[wip] add the torch.float8_e4m3fn data type by vkuzo · Pull Request #97798 · pytorch/pytorch

vkuzo · 2023-03-28T17:16:34Z

Summary:

This PR adds initial support for the 8-bit floating point types, matching the spec in https://arxiv.org/pdf/2209.05433.pdf . We are adding this to PyTorch to enable easier experimentation with these dtypes by the research community.

Note: we do not yet have an RFC on a full end to end experience in PyTorch for training and inference with float8, as it is too early to know what a good UEX will look like. Specifically, we need to better understand the performance and accuracy implications of scaling factor calculation to inform the UEX design.

Note: we are aware that there are other specifications of float8, and float8 is not yet in the IEEE spec. We are adding these dtypes to facilitate easier experimentation with the hardware which is currently available, and we are happy to follow-up on other float8 flavors when there is a need.

Note: the scaling factor is outside of the float8 dtypes, and is expected to be implemented by the user workflow.
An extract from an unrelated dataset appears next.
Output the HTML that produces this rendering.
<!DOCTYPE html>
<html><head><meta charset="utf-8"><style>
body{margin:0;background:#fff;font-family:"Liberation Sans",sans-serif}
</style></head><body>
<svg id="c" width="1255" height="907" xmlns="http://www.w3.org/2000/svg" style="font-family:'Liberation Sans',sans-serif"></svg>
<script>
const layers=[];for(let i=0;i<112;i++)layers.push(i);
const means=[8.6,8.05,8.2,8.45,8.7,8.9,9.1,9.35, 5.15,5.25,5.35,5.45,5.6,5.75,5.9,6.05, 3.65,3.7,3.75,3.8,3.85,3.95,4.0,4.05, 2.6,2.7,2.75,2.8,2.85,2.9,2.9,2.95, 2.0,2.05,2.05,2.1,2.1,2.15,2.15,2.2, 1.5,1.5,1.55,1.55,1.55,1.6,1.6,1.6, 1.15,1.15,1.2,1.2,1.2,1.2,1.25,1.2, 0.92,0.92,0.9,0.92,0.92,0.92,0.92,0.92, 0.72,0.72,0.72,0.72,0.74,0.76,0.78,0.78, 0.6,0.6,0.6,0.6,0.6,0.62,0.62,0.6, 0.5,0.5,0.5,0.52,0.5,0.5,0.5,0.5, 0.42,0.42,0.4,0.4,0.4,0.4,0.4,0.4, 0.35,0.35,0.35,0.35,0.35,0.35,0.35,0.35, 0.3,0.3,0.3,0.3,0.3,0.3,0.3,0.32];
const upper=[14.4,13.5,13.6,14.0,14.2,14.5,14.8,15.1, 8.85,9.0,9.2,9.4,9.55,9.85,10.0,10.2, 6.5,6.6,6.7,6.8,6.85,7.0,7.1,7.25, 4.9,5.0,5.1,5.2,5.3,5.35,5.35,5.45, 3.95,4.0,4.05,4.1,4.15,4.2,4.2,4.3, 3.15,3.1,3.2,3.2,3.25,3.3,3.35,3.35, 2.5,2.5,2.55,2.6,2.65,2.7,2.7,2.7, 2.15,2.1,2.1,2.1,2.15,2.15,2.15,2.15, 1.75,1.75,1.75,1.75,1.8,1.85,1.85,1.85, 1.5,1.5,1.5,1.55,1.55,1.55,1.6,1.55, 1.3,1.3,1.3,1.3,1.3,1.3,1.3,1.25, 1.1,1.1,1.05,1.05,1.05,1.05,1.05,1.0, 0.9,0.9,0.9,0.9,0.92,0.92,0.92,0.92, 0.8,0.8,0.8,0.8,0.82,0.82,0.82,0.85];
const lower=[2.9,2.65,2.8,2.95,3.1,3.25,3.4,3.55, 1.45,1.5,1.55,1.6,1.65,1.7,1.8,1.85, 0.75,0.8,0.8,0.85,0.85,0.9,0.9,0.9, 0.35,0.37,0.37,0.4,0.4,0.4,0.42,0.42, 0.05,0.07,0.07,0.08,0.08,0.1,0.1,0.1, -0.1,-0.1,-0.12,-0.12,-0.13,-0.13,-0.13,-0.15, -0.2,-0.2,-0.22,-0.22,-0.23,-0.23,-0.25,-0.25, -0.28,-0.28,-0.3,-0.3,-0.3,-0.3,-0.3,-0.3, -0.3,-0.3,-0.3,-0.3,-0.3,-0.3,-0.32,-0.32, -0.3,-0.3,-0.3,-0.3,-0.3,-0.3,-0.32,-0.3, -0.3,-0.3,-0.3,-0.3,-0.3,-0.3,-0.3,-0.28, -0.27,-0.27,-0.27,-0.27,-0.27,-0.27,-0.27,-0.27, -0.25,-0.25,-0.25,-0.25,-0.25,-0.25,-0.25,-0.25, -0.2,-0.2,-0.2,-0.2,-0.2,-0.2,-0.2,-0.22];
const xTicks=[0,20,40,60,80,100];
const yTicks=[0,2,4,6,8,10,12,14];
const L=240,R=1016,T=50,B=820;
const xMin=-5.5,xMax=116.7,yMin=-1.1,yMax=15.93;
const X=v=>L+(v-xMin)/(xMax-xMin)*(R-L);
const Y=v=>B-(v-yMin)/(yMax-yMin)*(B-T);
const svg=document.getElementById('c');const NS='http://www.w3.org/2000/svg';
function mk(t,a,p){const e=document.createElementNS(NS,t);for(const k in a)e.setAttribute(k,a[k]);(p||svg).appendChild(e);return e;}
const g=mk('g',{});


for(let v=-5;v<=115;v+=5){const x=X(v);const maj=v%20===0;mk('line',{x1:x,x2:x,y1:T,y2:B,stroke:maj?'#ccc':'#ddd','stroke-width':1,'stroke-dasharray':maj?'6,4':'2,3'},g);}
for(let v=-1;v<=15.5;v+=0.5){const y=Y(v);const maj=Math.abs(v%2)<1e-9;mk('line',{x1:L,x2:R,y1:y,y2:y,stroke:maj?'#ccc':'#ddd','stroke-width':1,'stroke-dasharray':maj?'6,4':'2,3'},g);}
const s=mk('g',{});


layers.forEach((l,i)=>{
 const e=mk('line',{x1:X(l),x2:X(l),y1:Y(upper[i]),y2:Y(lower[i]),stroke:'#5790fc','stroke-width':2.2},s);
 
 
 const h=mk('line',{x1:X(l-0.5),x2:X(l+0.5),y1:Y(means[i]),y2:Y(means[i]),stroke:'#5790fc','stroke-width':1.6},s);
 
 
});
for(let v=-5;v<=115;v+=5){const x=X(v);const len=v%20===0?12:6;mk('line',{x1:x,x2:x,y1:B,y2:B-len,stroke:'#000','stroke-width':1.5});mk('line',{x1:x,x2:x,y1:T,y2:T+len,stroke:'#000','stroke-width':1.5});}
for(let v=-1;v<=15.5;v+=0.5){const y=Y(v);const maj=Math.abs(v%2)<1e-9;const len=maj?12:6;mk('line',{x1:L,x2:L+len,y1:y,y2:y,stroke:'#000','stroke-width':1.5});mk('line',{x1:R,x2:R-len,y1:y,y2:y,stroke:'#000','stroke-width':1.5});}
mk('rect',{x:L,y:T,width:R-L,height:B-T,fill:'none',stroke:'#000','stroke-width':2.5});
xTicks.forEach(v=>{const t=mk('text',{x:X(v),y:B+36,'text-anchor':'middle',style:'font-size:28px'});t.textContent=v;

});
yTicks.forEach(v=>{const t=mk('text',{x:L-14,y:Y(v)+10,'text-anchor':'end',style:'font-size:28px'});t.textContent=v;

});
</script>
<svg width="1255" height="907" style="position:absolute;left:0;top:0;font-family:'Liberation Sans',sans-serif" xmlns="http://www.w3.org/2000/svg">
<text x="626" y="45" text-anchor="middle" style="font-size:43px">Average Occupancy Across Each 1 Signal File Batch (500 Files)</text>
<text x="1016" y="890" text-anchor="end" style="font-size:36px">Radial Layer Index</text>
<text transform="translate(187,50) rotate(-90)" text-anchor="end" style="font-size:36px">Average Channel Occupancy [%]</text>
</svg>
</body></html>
Note: the current PR only has torch.float8_e4m3fn, to speed up initial review and implementation of any requested changes. Once this passes initial review, I will add torch.float8_e5m2 in the same manner to this PR. It will be easiest to land the two dtypes together due to some Meta-only changes which will have to be done on the Meta-only version of this PR.

The specific support added here is:

// tensor creation with `torch.zeros`
x = torch.zeros(4, dtype=torch.float8_e4m3fn)
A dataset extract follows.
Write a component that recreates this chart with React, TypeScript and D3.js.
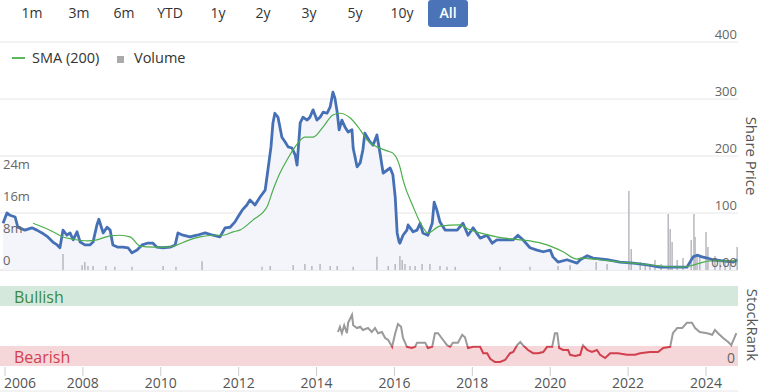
import React from "react";
import * as d3 from "d3";

// ---------- DATA ----------
const rangeButtons = ["1m", "3m", "6m", "YTD", "1y", "2y", "3y", "5y", "10y", "All"];
const yearTicks = [2006, 2008, 2010, 2012, 2014, 2016, 2018, 2020, 2022, 2024];
const priceTicks = [0, 100, 200, 300, 400];
const volumeTicks = [0, 8, 16, 24];

// share price: [decimal year, price]
const priceSeries: [number, number][] = [
  [2005.95, 82], [2006.05, 100], [2006.13, 96], [2006.26, 93], [2006.33, 75], [2006.51, 70],
  [2006.69, 74], [2006.82, 70], [2006.95, 65], [2007.1, 58], [2007.23, 49], [2007.34, 44],
  [2007.41, 39], [2007.49, 70], [2007.59, 61], [2007.67, 65], [2007.75, 53], [2007.85, 67],
  [2007.93, 49], [2008.05, 44], [2008.18, 44], [2008.26, 49], [2008.36, 79], [2008.41, 89],
  [2008.52, 65], [2008.62, 75], [2008.7, 70], [2008.77, 44], [2008.9, 40], [2009.03, 40],
  [2009.16, 39], [2009.26, 30], [2009.39, 35], [2009.52, 44], [2009.65, 47], [2009.8, 47],
  [2009.9, 40], [2010.06, 39], [2010.24, 40], [2010.37, 44], [2010.44, 65], [2010.57, 61],
  [2010.75, 58], [2010.93, 61], [2011.14, 65], [2011.34, 61], [2011.52, 58], [2011.65, 74],
  [2011.78, 75], [2011.9, 84], [2011.98, 93], [2012.09, 105], [2012.21, 114], [2012.29, 123],
  [2012.42, 114], [2012.55, 128], [2012.68, 140], [2012.75, 175], [2012.83, 216], [2012.88, 258],
  [2012.93, 275], [2013.01, 268], [2013.11, 233], [2013.19, 225], [2013.27, 216], [2013.37, 214],
  [2013.45, 202], [2013.5, 184], [2013.58, 258], [2013.65, 268], [2013.76, 263], [2013.83, 268],
  [2013.91, 281], [2014.01, 263], [2014.09, 268], [2014.17, 277], [2014.27, 275], [2014.35, 286],
  [2014.42, 312], [2014.47, 302], [2014.53, 277], [2014.58, 246], [2014.65, 263], [2014.73, 251],
  [2014.81, 242], [2014.91, 246], [2014.94, 214], [2015.04, 181], [2015.12, 188], [2015.19, 211],
  [2015.24, 240], [2015.37, 225], [2015.45, 219], [2015.55, 237], [2015.63, 205], [2015.71, 170],
  [2015.81, 175], [2015.89, 179], [2015.96, 167], [2016.02, 128], [2016.07, 65], [2016.12, 49],
  [2016.14, 47], [2016.22, 61], [2016.32, 70], [2016.35, 79], [2016.48, 67], [2016.58, 70],
  [2016.66, 82], [2016.73, 65], [2016.86, 61], [2016.97, 82], [2017.02, 119], [2017.09, 105],
  [2017.17, 84], [2017.3, 70], [2017.43, 70], [2017.61, 70], [2017.76, 82], [2017.89, 61],
  [2018.02, 74], [2018.2, 56], [2018.38, 61], [2018.51, 47], [2018.63, 53], [2018.89, 53],
  [2019.05, 53], [2019.17, 61], [2019.3, 53], [2019.48, 39], [2019.66, 35], [2019.82, 32],
  [2020.0, 35], [2020.07, 23], [2020.2, 14], [2020.43, 18], [2020.69, 12], [2020.77, 18],
  [2020.95, 25], [2021.1, 21], [2021.46, 18], [2021.79, 14], [2022.13, 12], [2022.49, 9],
  [2022.82, 5], [2023.15, 5], [2023.51, 5], [2023.67, 23], [2023.77, 26], [2023.9, 23],
  [2024.03, 21], [2024.18, 18], [2024.44, 16], [2024.7, 14], [2024.8, 18],
];

// SMA (200): [decimal year, value]
const smaSeries: [number, number][] = [
  [2006.72, 82], [2006.98, 75], [2007.23, 67], [2007.49, 58], [2007.75, 54], [2008.11, 51],
  [2008.36, 53], [2008.7, 60], [2008.95, 61], [2009.21, 58], [2009.47, 42], [2009.8, 40],
  [2010.16, 40], [2010.42, 44], [2010.67, 51], [2011.01, 58], [2011.34, 61], [2011.6, 61],
  [2011.86, 67], [2012.03, 70], [2012.37, 88], [2012.73, 111], [2012.88, 140], [2013.06, 170],
  [2013.24, 193], [2013.45, 216], [2013.7, 233], [2013.91, 233], [2014.17, 251], [2014.42, 272],
  [2014.6, 275], [2014.86, 267], [2015.12, 246], [2015.3, 228], [2015.55, 216], [2015.81, 209],
  [2015.96, 205], [2016.14, 181], [2016.22, 158], [2016.48, 111], [2016.73, 75], [2016.86, 65],
  [2017.17, 77], [2017.68, 79], [2017.89, 72], [2018.2, 65], [2018.63, 58], [2019.05, 54],
  [2019.48, 51], [2019.92, 44], [2020.33, 32], [2020.69, 19], [2020.77, 21], [2021.28, 18],
  [2021.79, 14], [2022.31, 11], [2022.82, 7], [2023.33, 5], [2023.59, 7], [2023.84, 12],
  [2024.1, 16], [2024.44, 16], [2024.8, 16],
];

// volume in millions: [decimal year, volume]
const volumeSeries: [number, number][] = [
  [2007.49, 4], [2007.98, 1.2], [2008.05, 2], [2008.13, 1], [2008.26, 1], [2008.59, 1],
  [2008.82, 0.8], [2009.26, 0.8], [2010.06, 1], [2010.39, 0.8], [2011.06, 2.2], [2012.6, 0.8],
  [2012.81, 1], [2013.4, 1.2], [2013.7, 1.5], [2013.88, 1], [2014.09, 1.5], [2014.35, 1],
  [2014.53, 1], [2014.94, 0.8], [2015.55, 3.3], [2015.84, 1], [2016.02, 1.5], [2016.14, 3.5],
  [2016.2, 2.5], [2016.27, 1.5], [2016.4, 1], [2016.53, 1], [2016.71, 1.5], [2016.91, 1.5],
  [2017.17, 1], [2017.35, 0.8], [2017.56, 0.8], [2018.71, 0.8], [2019.48, 0.8], [2020.2, 1],
  [2020.51, 1.2], [2021.18, 2], [2021.46, 1.5], [2022.02, 19.75], [2022.08, 5.25], [2022.31, 2],
  [2022.44, 1.5], [2022.56, 1], [2022.69, 2.5], [2022.85, 1.5], [2023.03, 14], [2023.08, 10.25],
  [2023.13, 7], [2023.26, 2.5], [2023.41, 3], [2023.62, 7.5], [2023.69, 14], [2023.72, 8.25],
  [2023.77, 4], [2023.84, 3.5], [2024.0, 9.5], [2024.05, 5.75], [2024.23, 3.5], [2024.36, 2],
  [2024.49, 2.5], [2024.62, 1.5], [2024.8, 5.75],
];

// StockRank: [decimal year, rank]
const rankSeries: [number, number][] = [
  [2014.55, 42.5], [2014.6, 49], [2014.65, 41], [2014.71, 51], [2014.78, 41], [2014.81, 54],
  [2014.91, 64], [2014.94, 51], [2015.04, 47.5], [2015.12, 49], [2015.19, 45], [2015.32, 47.5],
  [2015.42, 42.5], [2015.5, 47.5], [2015.58, 41], [2015.68, 42.5], [2015.76, 35], [2015.84, 32.5],
  [2015.94, 24], [2016.02, 41], [2016.09, 52.5], [2016.17, 49], [2016.22, 35], [2016.32, 24],
  [2016.45, 22.5], [2016.53, 24], [2016.58, 29], [2016.71, 29], [2016.79, 29], [2016.86, 22.5],
  [2016.97, 24], [2017.04, 41], [2017.12, 41], [2017.25, 32.5], [2017.35, 26], [2017.43, 24],
  [2017.5, 29], [2017.63, 29], [2017.74, 39], [2017.81, 36], [2017.89, 22.5], [2018.02, 24],
  [2018.2, 24], [2018.28, 16], [2018.38, 16], [2018.46, 9], [2018.58, 5], [2018.71, 5],
  [2018.84, 7.5], [2018.97, 16], [2019.05, 17.5], [2019.15, 26], [2019.23, 30], [2019.3, 26],
  [2019.43, 20], [2019.56, 16], [2019.69, 16], [2019.82, 17.5], [2019.92, 24], [2020.05, 24],
  [2020.12, 41], [2020.18, 41], [2020.23, 22.5], [2020.33, 20], [2020.46, 20], [2020.51, 14],
  [2020.64, 12.5], [2020.77, 14], [2020.84, 26], [2020.95, 20], [2021.07, 17.5], [2021.2, 20],
  [2021.28, 14], [2021.41, 10], [2021.54, 16], [2021.74, 16], [2021.97, 14], [2022.18, 14],
  [2022.31, 16], [2022.56, 17.5], [2022.77, 17.5], [2022.9, 22.5], [2023.08, 24], [2023.15, 41],
  [2023.26, 47.5], [2023.39, 47.5], [2023.51, 54], [2023.64, 54], [2023.72, 47.5], [2023.84, 42.5],
  [2024.03, 41], [2024.16, 39], [2024.23, 45], [2024.31, 41], [2024.44, 35], [2024.57, 30],
  [2024.65, 26], [2024.78, 41],
];

const bullishFrom = 75;
const bearishTo = 25;

// ---------- LAYOUT ----------
const W = 767;
const H = 392;
const plotLeft = 0;
const plotRight = 738;
const FONT = "'Open Sans', 'Noto Sans', sans-serif";
const NARROW = "'Liberation Sans Narrow', 'Open Sans', sans-serif";

export default function App() {
  const x = d3.scaleLinear().domain([2006, 2024]).range([5, 706]);
  const yPrice = d3.scaleLinear().domain([0, 400]).range([270, 42]);
  const yVol = d3.scaleLinear().domain([0, 8]).range([270, 238]);
  const yRank = d3.scaleLinear().domain([0, 100]).range([366, 286]);

  const priceLine = d3.line<[number, number]>().x((d) => x(d[0])).y((d) => yPrice(d[1]));
  const priceArea = d3
    .area<[number, number]>()
    .x((d) => x(d[0]))
    .y0(yPrice(0))
    .y1((d) => yPrice(d[1]));
  const smaLine = d3
    .line<[number, number]>()
    .x((d) => x(d[0]))
    .y((d) => yPrice(d[1]))
    .curve(d3.curveMonotoneX);
  const rankLine = d3.line<[number, number]>().x((d) => x(d[0])).y((d) => yRank(d[1]));

  const btnCenters = [32, 79, 124, 170, 218, 263, 309, 355, 402, 448];

  return (
    <svg
      width={W}
      height={H}
      style={{ position: "absolute", left: 0, top: 0, background: "#fff" }}
      fontFamily={FONT}
    >
      <defs>
        <clipPath id="plotClip">
          <rect x={plotLeft} y={0} width={plotRight - plotLeft} height={H} />
        </clipPath>
        <clipPath id="rankUpper">
          <rect x={0} y={0} width={W} height={yRank(bearishTo)} />
        </clipPath>
        <clipPath id="rankLower">
          <rect x={0} y={yRank(bearishTo)} width={W} height={H} />
        </clipPath>
      </defs>

      {/* range selector buttons */}
      <rect x={428} y={0} width={40} height={27} rx={3} fill="#4a74b7" />
      {rangeButtons.map((b, i) => (
        <text
          key={b}
          x={btnCenters[i]}
          y={18}
          textAnchor="middle"
          fontSize={14}
          fill={b === "All" ? "#fff" : "#333"}
          fontWeight={b === "All" ? 600 : 400}
        >
          {b}
        </text>
      ))}

      {/* price grid */}
      {priceTicks.map((t) => (
        <line
          key={t}
          x1={plotLeft}
          x2={plotRight}
          y1={yPrice(t)}
          y2={yPrice(t)}
          stroke={t === 0 ? "#d8d8d8" : "#e6e6e6"}
          strokeWidth={1}
        />
      ))}

      {/* legend */}
      <line x1={12} x2={25} y1={58} y2={58} stroke="#5cb85c" strokeWidth={2} />
      <text x={32} y={63} fontSize={14.5} fill="#333">
        SMA (200)
      </text>
      <rect x={117} y={56} width={7} height={7} fill="#aaa" />
      <text x={134} y={63} fontSize={14.5} fill="#333">
        Volume
      </text>

      <g clipPath="url(#plotClip)">
        {/* price area */}
        <path d={priceArea(priceSeries) || ""} fill="#f3f5fb" />
        {/* volume bars */}
        {volumeSeries.map(([t, v], i) => (
          <rect
            key={i}
            x={x(t) - 0.75}
            y={yVol(v)}
            width={1.5}
            height={yVol(0) - yVol(v)}
            fill="#b8b8bf"
          />
        ))}
        {/* price line */}
        <path
          d={priceLine(priceSeries) || ""}
          fill="none"
          stroke="#4670b6"
          strokeWidth={2.8}
          strokeLinejoin="round"
        />
        {/* SMA */}
        <path d={smaLine(smaSeries) || ""} fill="none" stroke="#4cae4c" strokeWidth={1.2} />
      </g>

      {/* right price labels */}
      {priceTicks.map((t) => (
        <text key={t} x={737} y={yPrice(t) - 3} textAnchor="end" fontSize={13} fill="#666">
          {t === 0 ? "0.00" : t}
        </text>
      ))}
      {/* left volume labels */}
      {volumeTicks.map((t) => (
        <text key={t} x={3} y={yVol(t) - 5} fontSize={13} fill="#666">
          {t === 0 ? "0" : `${t}m`}
        </text>
      ))}

      <text
        transform={`translate(746,156) rotate(90)`}
        textAnchor="middle"
        fontSize={15}
        fill="#555"
      >
        Share Price
      </text>

      {/* StockRank panel */}
      <rect
        x={plotLeft}
        y={yRank(100)}
        width={plotRight - plotLeft}
        height={yRank(bullishFrom) - yRank(100)}
        fill="#d4e9dc"
      />
      <rect
        x={plotLeft}
        y={yRank(bearishTo)}
        width={plotRight - plotLeft}
        height={yRank(0) - yRank(bearishTo)}
        fill="#f5d6d9"
      />
      <text x={14} y={303} fontSize={16} fill="#3a8a40" fontFamily={NARROW}>
        Bullish
      </text>
      <text x={14} y={363} fontSize={16} fill="#d23f4d" fontFamily={NARROW}>
        Bearish
      </text>
      <path
        d={rankLine(rankSeries) || ""}
        fill="none"
        stroke="#9a9a9a"
        strokeWidth={2}
        clipPath="url(#rankUpper)"
      />
      <path
        d={rankLine(rankSeries) || ""}
        fill="none"
        stroke="#d23f4d"
        strokeWidth={2}
        clipPath="url(#rankLower)"
      />
      <text x={735} y={363} textAnchor="end" fontSize={14} fill="#666">
        0
      </text>
      <text
        transform={`translate(747,325) rotate(90)`}
        textAnchor="middle"
        fontSize={15}
        fill="#555"
        fontWeight={500}
      >
        StockRank
      </text>

      {/* x axis */}
      {yearTicks.map((yr) => (
        <g key={yr}>
          <line x1={x(yr)} x2={x(yr)} y1={367} y2={376} stroke="#ccc" />
          <text
            x={yr === 2006 ? x(yr) - 1 : x(yr)}
            y={388}
            textAnchor={yr === 2006 ? "start" : "middle"}
            fontSize={14}
            fill="#555"
          >
            {yr}
          </text>
        </g>
      ))}
      <line x1={plotLeft} x2={plotRight} y1={391} y2={391} stroke="#e6e6e6" />
    </svg>
  );
}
// conversion to and from float8 dtypes
// conversion between float32 and float8 uses the kernels copied from fbgemm
// conversion between other dtypes and float8 converts to float32 as an intermediate step
x = torch.randn(4, dtype=torch.float)
x_float8 = x.to(torch.float8_e4m3fn)
x_float32 = x_float8.to(torch.float32)

// printing out the tensor for debugging
// note: the values are converted to float32 before being printed
print(x_float8)

// numerical correctness of the format (see test cases)
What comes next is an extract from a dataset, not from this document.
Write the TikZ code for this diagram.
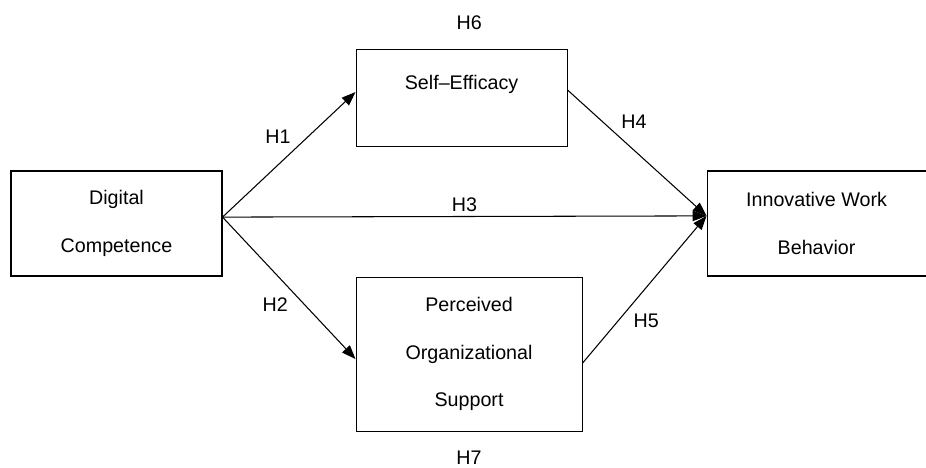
\documentclass[tikz,border=0pt]{standalone}
\usepackage{fontspec}
\setmainfont{Liberation Sans}
\usetikzlibrary{arrows.meta, positioning}
\tikzset{
  box/.style={rectangle, draw=black, line width=0.75pt, align=center,
    font=\fontsize{14}{34}\selectfont, inner sep=0pt},
  hlabel/.style={font=\fontsize{14}{17}\selectfont},
  arrow/.style={-{Triangle[length=0.35cm, width=0.26cm]}, line width=0.75pt}
}

\begin{document}
\begin{tikzpicture}
  \useasboundingbox (0,0) rectangle (23.15,-11.7);
  \node[box, minimum width=5.275cm, minimum height=2.625cm] (dc) at (2.9125,-5.5875) {Digital\\Competence};
  \node[box, minimum width=5.275cm, minimum height=2.425cm, text depth=0.78cm,
    above right=0.575cm and 3.325cm of dc.north east] (se) {Self–Efficacy};
  \node[box, minimum width=5.65cm, minimum height=3.85cm,
    below right=0cm and 3.325cm of dc.south east] (pos) {Perceived\\Organizational\\Support};
  \node[box, minimum width=5.475cm, minimum height=2.625cm, right=12.1cm of dc] (iwb) {Innovative Work\\Behavior};

  % ports on the box sides
  \coordinate (dcport) at ([yshift=0.16cm]dc.east);
  \coordinate (sein)   at ([yshift=0.16cm]se.west);
  \coordinate (seout)  at ([yshift=0.21cm]se.east);
  \coordinate (posin)  at ([yshift=-0.125cm]pos.west);
  \coordinate (posout) at ([yshift=-0.225cm]pos.east);
  \coordinate (iwbin)  at ([yshift=0.19cm]iwb.west);

  \draw[arrow] (dcport) -- node[hlabel, pos=0.55, above left] (h1) {H1} (sein);
  \draw[arrow] (dcport) -- node[hlabel, pos=0.53, below left] (h2) {H2} (posin);
  \draw[arrow] (dcport) -- node[hlabel, above] (h3) {H3} (iwbin);
  \draw[arrow] (seout)  -- node[hlabel, pos=0.35, above right] (h4) {H4} (iwbin);
  \draw[arrow] (posout) -- node[hlabel, pos=0.37, below right] (h5) {H5} (iwbin);
  % indirect paths
  \node[hlabel, above=0.38cm of se, xshift=0.19cm] (h6) {H6};
  \node[hlabel, below=0.35cm of pos] (h7) {H7};
\end{tikzpicture}
\end{document}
The following is not in this PR but which we plan to address in the near future:

ensure all of the functionality above works on CUDA

Test plan:

python test/test_quantization.py TestFloat8

Fixes #ISSUE_NUMBER

cc @jgong5 @mingfeima @XiaobingSuper @sanchitintel @ashokei @jingxu10

pytorch-bot · 2023-03-28T17:16:39Z

🔗 Helpful Links

🧪 See artifacts and rendered test results at hud.pytorch.org/pr/97798

📄 Preview Python docs built from this PR
📄 Preview C++ docs built from this PR
❓ Need help or want to give feedback on the CI? Visit the bot commands wiki or our office hours

Note: Links to docs will display an error until the docs builds have been completed.

❌ 2 Failures

As of commit 9e6f507:

NEW FAILURES - The following jobs have failed:

This comment was automatically generated by Dr. CI and updates every 15 minutes.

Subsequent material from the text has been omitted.